_Task goal:_
Transcribe all of the material exactly, except for its pictures.
**********
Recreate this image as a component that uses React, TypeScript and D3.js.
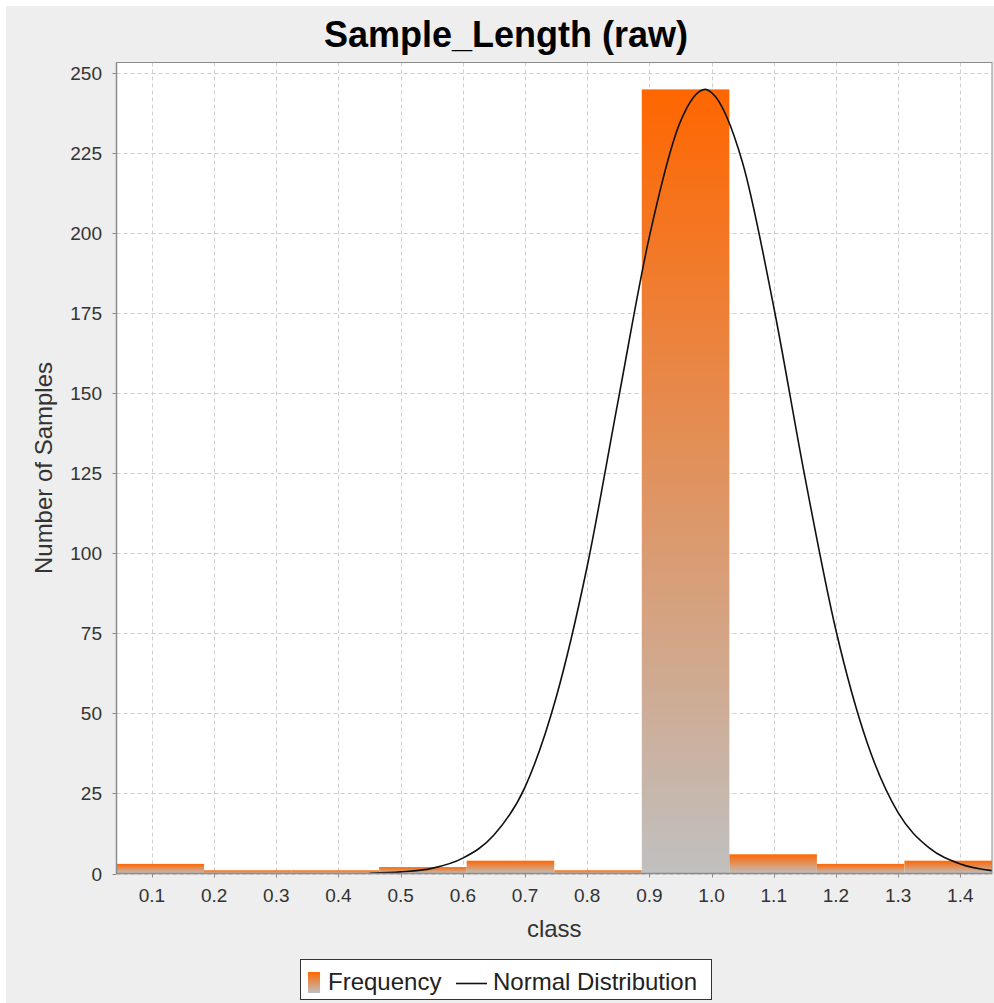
import React from "react";
import * as d3 from "d3";

// Histogram of Sample_Length with a fitted normal curve
const binEdges = [0.043, 0.1838, 0.3246, 0.4654, 0.6062, 0.747, 0.8878, 1.0286, 1.1694, 1.3102, 1.451];
const frequencies = [3, 1, 1, 2, 4, 1, 245, 6, 3, 4];

const curveX = [0.45, 0.5, 0.55, 0.6, 0.65, 0.7, 0.75, 0.8, 0.85, 0.9, 0.95, 0.99, 1.0, 1.05, 1.1, 1.15, 1.2, 1.25, 1.3, 1.35, 1.4, 1.451];
const curveY = [0.1, 0.5, 1.6, 4.8, 12, 27, 55, 96, 148, 199, 235, 245, 244, 222, 177, 124, 76, 41, 19, 8, 3, 0.9];

const xTicks = [0.1, 0.2, 0.3, 0.4, 0.5, 0.6, 0.7, 0.8, 0.9, 1.0, 1.1, 1.2, 1.3, 1.4];
const yTicks = [0, 25, 50, 75, 100, 125, 150, 175, 200, 225, 250];

const W = 994;
const H = 1003;
const plot = { left: 116.5, top: 62.5, right: 992, bottom: 873.5 };
const FONT = "'Liberation Sans', Arial, sans-serif";

export default function App() {
  const x = d3.scaleLinear().domain([binEdges[0], binEdges[binEdges.length - 1]]).range([plot.left, plot.right]);
  const y = d3.scaleLinear().domain([0, 253.4]).range([plot.bottom, plot.top]);

  const line = d3
    .line<number>()
    .x((_, i) => x(curveX[i]))
    .y((d) => y(d))
    .curve(d3.curveMonotoneX);

  return (
    <svg width={W} height={H} style={{ position: "absolute", left: 0, top: 0, display: "block" }}>
      <defs>
        <linearGradient id="barGrad" x1="0" y1="0" x2="0" y2="1">
          <stop offset="0" stopColor="#ff6600" />
          <stop offset="1" stopColor="#c0c0c0" />
        </linearGradient>
        <clipPath id="plotClip">
          <rect x={plot.left} y={plot.top} width={plot.right - plot.left} height={plot.bottom - plot.top} />
        </clipPath>
      </defs>

      <rect x={0} y={0} width={W} height={H} fill="#ffffff" />
      <rect x={6} y={6} width={W - 6} height={H - 6} fill="#eeeeee" />

      {/* title */}
      <text x={506} y={46.5} textAnchor="middle" fontFamily={FONT} fontWeight="bold" fontSize={36} fill="#000">
        Sample_Length (raw)
      </text>

      {/* plot background */}
      <rect x={plot.left} y={plot.top} width={plot.right - plot.left} height={plot.bottom - plot.top} fill="#ffffff" />

      {/* grid */}
      <g stroke="#cfcfcf" strokeWidth={1} strokeDasharray="4,3">
        {xTicks.map((t) => (
          <line key={"gx" + t} x1={Math.round(x(t)) + 0.5} x2={Math.round(x(t)) + 0.5} y1={plot.top} y2={plot.bottom} />
        ))}
        {yTicks.map((t) => (
          <line key={"gy" + t} x1={plot.left} x2={plot.right} y1={Math.round(y(t)) + 0.5} y2={Math.round(y(t)) + 0.5} />
        ))}
      </g>

      {/* bars */}
      <g clipPath="url(#plotClip)">
        {frequencies.map((f, i) => (
          <rect
            key={"b" + i}
            x={x(binEdges[i])}
            y={y(f)}
            width={x(binEdges[i + 1]) - x(binEdges[i])}
            height={y(0) - y(f)}
            fill="url(#barGrad)"
          />
        ))}
        <path d={line(curveY) || ""} fill="none" stroke="#111" strokeWidth={1.6} strokeLinejoin="round" />
      </g>

      {/* plot outline and axes */}
      <rect
        x={plot.left}
        y={plot.top}
        width={plot.right - plot.left}
        height={plot.bottom - plot.top}
        fill="none"
        stroke="#8c8c8c"
        strokeWidth={1}
      />
      <line x1={plot.left} x2={plot.left} y1={plot.top} y2={plot.bottom} stroke="#8c8c8c" strokeWidth={1.5} />
      <line x1={plot.left} x2={plot.right} y1={plot.bottom} y2={plot.bottom} stroke="#8c8c8c" strokeWidth={1.5} />

      {/* y axis */}
      <g fontFamily={FONT} fontSize={19} fill="#333">
        {yTicks.map((t) => (
          <g key={"yt" + t}>
            <line x1={plot.left - 4} x2={plot.left} y1={Math.round(y(t)) + 0.5} y2={Math.round(y(t)) + 0.5} stroke="#8c8c8c" />
            <text x={102} y={y(t) + 7} textAnchor="end">
              {t}
            </text>
          </g>
        ))}
      </g>

      {/* x axis */}
      <g fontFamily={FONT} fontSize={19} fill="#333">
        {xTicks.map((t) => (
          <g key={"xt" + t}>
            <line x1={Math.round(x(t)) + 0.5} x2={Math.round(x(t)) + 0.5} y1={plot.bottom} y2={plot.bottom + 4} stroke="#8c8c8c" />
            <text x={x(t)} y={901.5} textAnchor="middle">
              {t.toFixed(1)}
            </text>
          </g>
        ))}
      </g>

      {/* axis titles */}
      <text x={(plot.left + plot.right) / 2} y={937} textAnchor="middle" fontFamily={FONT} fontSize={24} fill="#333">
        class
      </text>
      <text
        transform={`translate(52, ${(plot.top + plot.bottom) / 2}) rotate(-90)`}
        textAnchor="middle"
        fontFamily={FONT}
        fontSize={24}
        fill="#333"
      >
        Number of Samples
      </text>

      {/* legend */}
      <g fontFamily={FONT} fontSize={24} fill="#222">
        <rect x={300.5} y={959.5} width={411} height={40} fill="#ffffff" stroke="#333" strokeWidth={1} />
        <rect x={308} y={972} width={12} height={21} fill="url(#barGrad)" />
        <text x={328} y={990}>
          Frequency
        </text>
        <line x1={456} x2={487} y1={983.5} y2={983.5} stroke="#111" strokeWidth={1.6} />
        <text x={493} y={990}>
          Normal Distribution
        </text>
      </g>
    </svg>
  );
}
**********
_Written response:_
Recreate this image as a component that uses React, TypeScript and D3.js.
import React from "react";
import * as d3 from "d3";

// Histogram of Sample_Length with a fitted normal curve
const binEdges = [0.043, 0.1838, 0.3246, 0.4654, 0.6062, 0.747, 0.8878, 1.0286, 1.1694, 1.3102, 1.451];
const frequencies = [3, 1, 1, 2, 4, 1, 245, 6, 3, 4];

const curveX = [0.45, 0.5, 0.55, 0.6, 0.65, 0.7, 0.75, 0.8, 0.85, 0.9, 0.95, 0.99, 1.0, 1.05, 1.1, 1.15, 1.2, 1.25, 1.3, 1.35, 1.4, 1.451];
const curveY = [0.1, 0.5, 1.6, 4.8, 12, 27, 55, 96, 148, 199, 235, 245, 244, 222, 177, 124, 76, 41, 19, 8, 3, 0.9];

const xTicks = [0.1, 0.2, 0.3, 0.4, 0.5, 0.6, 0.7, 0.8, 0.9, 1.0, 1.1, 1.2, 1.3, 1.4];
const yTicks = [0, 25, 50, 75, 100, 125, 150, 175, 200, 225, 250];

const W = 994;
const H = 1003;
const plot = { left: 116.5, top: 62.5, right: 992, bottom: 873.5 };
const FONT = "'Liberation Sans', Arial, sans-serif";

export default function App() {
  const x = d3.scaleLinear().domain([binEdges[0], binEdges[binEdges.length - 1]]).range([plot.left, plot.right]);
  const y = d3.scaleLinear().domain([0, 253.4]).range([plot.bottom, plot.top]);

  const line = d3
    .line<number>()
    .x((_, i) => x(curveX[i]))
    .y((d) => y(d))
    .curve(d3.curveMonotoneX);

  return (
    <svg width={W} height={H} style={{ position: "absolute", left: 0, top: 0, display: "block" }}>
      <defs>
        <linearGradient id="barGrad" x1="0" y1="0" x2="0" y2="1">
          <stop offset="0" stopColor="#ff6600" />
          <stop offset="1" stopColor="#c0c0c0" />
        </linearGradient>
        <clipPath id="plotClip">
          <rect x={plot.left} y={plot.top} width={plot.right - plot.left} height={plot.bottom - plot.top} />
        </clipPath>
      </defs>

      <rect x={0} y={0} width={W} height={H} fill="#ffffff" />
      <rect x={6} y={6} width={W - 6} height={H - 6} fill="#eeeeee" />

      {/* title */}
      <text x={506} y={46.5} textAnchor="middle" fontFamily={FONT} fontWeight="bold" fontSize={36} fill="#000">
        Sample_Length (raw)
      </text>

      {/* plot background */}
      <rect x={plot.left} y={plot.top} width={plot.right - plot.left} height={plot.bottom - plot.top} fill="#ffffff" />

      {/* grid */}
      <g stroke="#cfcfcf" strokeWidth={1} strokeDasharray="4,3">
        {xTicks.map((t) => (
          <line key={"gx" + t} x1={Math.round(x(t)) + 0.5} x2={Math.round(x(t)) + 0.5} y1={plot.top} y2={plot.bottom} />
        ))}
        {yTicks.map((t) => (
          <line key={"gy" + t} x1={plot.left} x2={plot.right} y1={Math.round(y(t)) + 0.5} y2={Math.round(y(t)) + 0.5} />
        ))}
      </g>

      {/* bars */}
      <g clipPath="url(#plotClip)">
        {frequencies.map((f, i) => (
          <rect
            key={"b" + i}
            x={x(binEdges[i])}
            y={y(f)}
            width={x(binEdges[i + 1]) - x(binEdges[i])}
            height={y(0) - y(f)}
            fill="url(#barGrad)"
          />
        ))}
        <path d={line(curveY) || ""} fill="none" stroke="#111" strokeWidth={1.6} strokeLinejoin="round" />
      </g>

      {/* plot outline and axes */}
      <rect
        x={plot.left}
        y={plot.top}
        width={plot.right - plot.left}
        height={plot.bottom - plot.top}
        fill="none"
        stroke="#8c8c8c"
        strokeWidth={1}
      />
      <line x1={plot.left} x2={plot.left} y1={plot.top} y2={plot.bottom} stroke="#8c8c8c" strokeWidth={1.5} />
      <line x1={plot.left} x2={plot.right} y1={plot.bottom} y2={plot.bottom} stroke="#8c8c8c" strokeWidth={1.5} />

      {/* y axis */}
      <g fontFamily={FONT} fontSize={19} fill="#333">
        {yTicks.map((t) => (
          <g key={"yt" + t}>
            <line x1={plot.left - 4} x2={plot.left} y1={Math.round(y(t)) + 0.5} y2={Math.round(y(t)) + 0.5} stroke="#8c8c8c" />
            <text x={102} y={y(t) + 7} textAnchor="end">
              {t}
            </text>
          </g>
        ))}
      </g>

      {/* x axis */}
      <g fontFamily={FONT} fontSize={19} fill="#333">
        {xTicks.map((t) => (
          <g key={"xt" + t}>
            <line x1={Math.round(x(t)) + 0.5} x2={Math.round(x(t)) + 0.5} y1={plot.bottom} y2={plot.bottom + 4} stroke="#8c8c8c" />
            <text x={x(t)} y={901.5} textAnchor="middle">
              {t.toFixed(1)}
            </text>
          </g>
        ))}
      </g>

      {/* axis titles */}
      <text x={(plot.left + plot.right) / 2} y={937} textAnchor="middle" fontFamily={FONT} fontSize={24} fill="#333">
        class
      </text>
      <text
        transform={`translate(52, ${(plot.top + plot.bottom) / 2}) rotate(-90)`}
        textAnchor="middle"
        fontFamily={FONT}
        fontSize={24}
        fill="#333"
      >
        Number of Samples
      </text>

      {/* legend */}
      <g fontFamily={FONT} fontSize={24} fill="#222">
        <rect x={300.5} y={959.5} width={411} height={40} fill="#ffffff" stroke="#333" strokeWidth={1} />
        <rect x={308} y={972} width={12} height={21} fill="url(#barGrad)" />
        <text x={328} y={990}>
          Frequency
        </text>
        <line x1={456} x2={487} y1={983.5} y2={983.5} stroke="#111" strokeWidth={1.6} />
        <text x={493} y={990}>
          Normal Distribution
        </text>
      </g>
    </svg>
  );
}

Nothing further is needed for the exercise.